-- begin Supplied material --

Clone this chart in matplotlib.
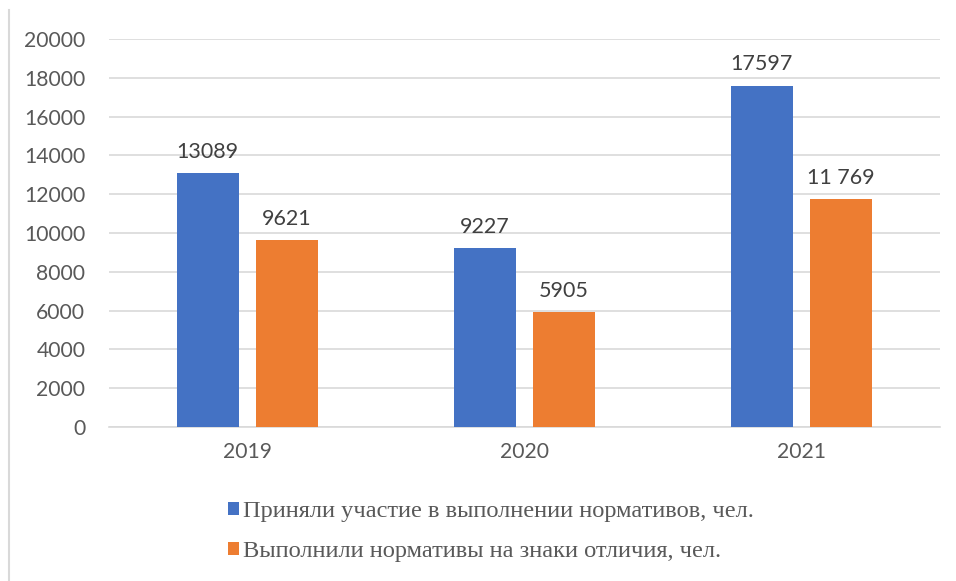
import matplotlib
matplotlib.use("Agg")
import matplotlib.pyplot as plt
from matplotlib.lines import Line2D
from matplotlib.patches import Patch
import numpy as np

years = ["2019", "2020", "2021"]
participated = [13089, 9227, 17597]
passed = [9621, 5905, 11769]
participated_labels = ["13089", "9227", "17597"]
passed_labels = ["9621", "5905", "11 769"]
series_names = ["Приняли участие в выполнении нормативов, чел.",
                "Выполнили нормативы на знаки отличия, чел."]
yticks = list(range(0, 20001, 2000))

blue = "#4472C4"
orange = "#ED7D31"

fig = plt.figure(figsize=(9.56, 5.81), dpi=100)
ax = fig.add_axes([0.114, 0.265, 0.869, 0.668])

x = np.arange(len(years))
w = 0.224
off = 0.143
b1 = ax.bar(x - off, participated, w, color=blue, zorder=3)
b2 = ax.bar(x + off, passed, w, color=orange, zorder=3)

fs = 15.2
tick_font = dict(family="Lato", size=fs, color="#595959")
for rect, lab in zip(b1, participated_labels):
    ax.annotate(lab, (rect.get_x() + rect.get_width() / 2, rect.get_height()),
                xytext=(0, 8), textcoords="offset points", ha="center", va="bottom",
                family="Lato", size=15.5, color="#404040")
for rect, lab in zip(b2, passed_labels):
    ax.annotate(lab, (rect.get_x() + rect.get_width() / 2, rect.get_height()),
                xytext=(0, 8), textcoords="offset points", ha="center", va="bottom",
                family="Lato", size=15.5, color="#404040")

ax.set_xlim(-0.5, len(years) - 0.5)
ax.set_ylim(0, 20000)
ax.set_yticks(yticks)
ax.set_yticklabels([str(t) for t in yticks], **tick_font)
ax.set_xticks(x)
ax.set_xticklabels(years, **tick_font)
ax.tick_params(axis="both", length=0)
ax.tick_params(axis="y", pad=17)
ax.tick_params(axis="x", pad=11)
ax.yaxis.grid(True, color="#D9D9D9", linewidth=1.2, zorder=0)
for s in ["top", "right", "left"]:
    ax.spines[s].set_visible(False)
ax.spines["bottom"].set_color("#D9D9D9")
ax.spines["bottom"].set_linewidth(1.2)

handles = [Patch(facecolor=blue), Patch(facecolor=orange)]
leg = fig.legend(handles, series_names, loc="upper left", bbox_to_anchor=(0.238, 0.137),
                 frameon=False, prop=dict(family="Liberation Serif", size=17.6),
                 handlelength=0.45, handleheight=0.45, handletextpad=0.2,
                 labelspacing=0.78, borderaxespad=0, borderpad=0)
for t in leg.get_texts():
    t.set_color("#595959")

fig.add_artist(Line2D([9 / 956, 9 / 956], [0, 1 - 10 / 581], color="#D9D9D9", linewidth=1.5))

fig.savefig("out.png", dpi=100)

-- end Supplied material --

- [Aim of the exercise] From the top of the listing above, repeat each line exactly until you reach the line containing "b2 = ax.bar(x", and repeat that one too. Leave the pictures out.

- [The response]
Clone this chart in matplotlib.
import matplotlib
matplotlib.use("Agg")
import matplotlib.pyplot as plt
from matplotlib.lines import Line2D
from matplotlib.patches import Patch
import numpy as np

years = ["2019", "2020", "2021"]
participated = [13089, 9227, 17597]
passed = [9621, 5905, 11769]
participated_labels = ["13089", "9227", "17597"]
passed_labels = ["9621", "5905", "11 769"]
series_names = ["Приняли участие в выполнении нормативов, чел.",
                "Выполнили нормативы на знаки отличия, чел."]
yticks = list(range(0, 20001, 2000))

blue = "#4472C4"
orange = "#ED7D31"

fig = plt.figure(figsize=(9.56, 5.81), dpi=100)
ax = fig.add_axes([0.114, 0.265, 0.869, 0.668])

x = np.arange(len(years))
w = 0.224
off = 0.143
b1 = ax.bar(x - off, participated, w, color=blue, zorder=3)
b2 = ax.bar(x + off, passed, w, color=orange, zorder=3)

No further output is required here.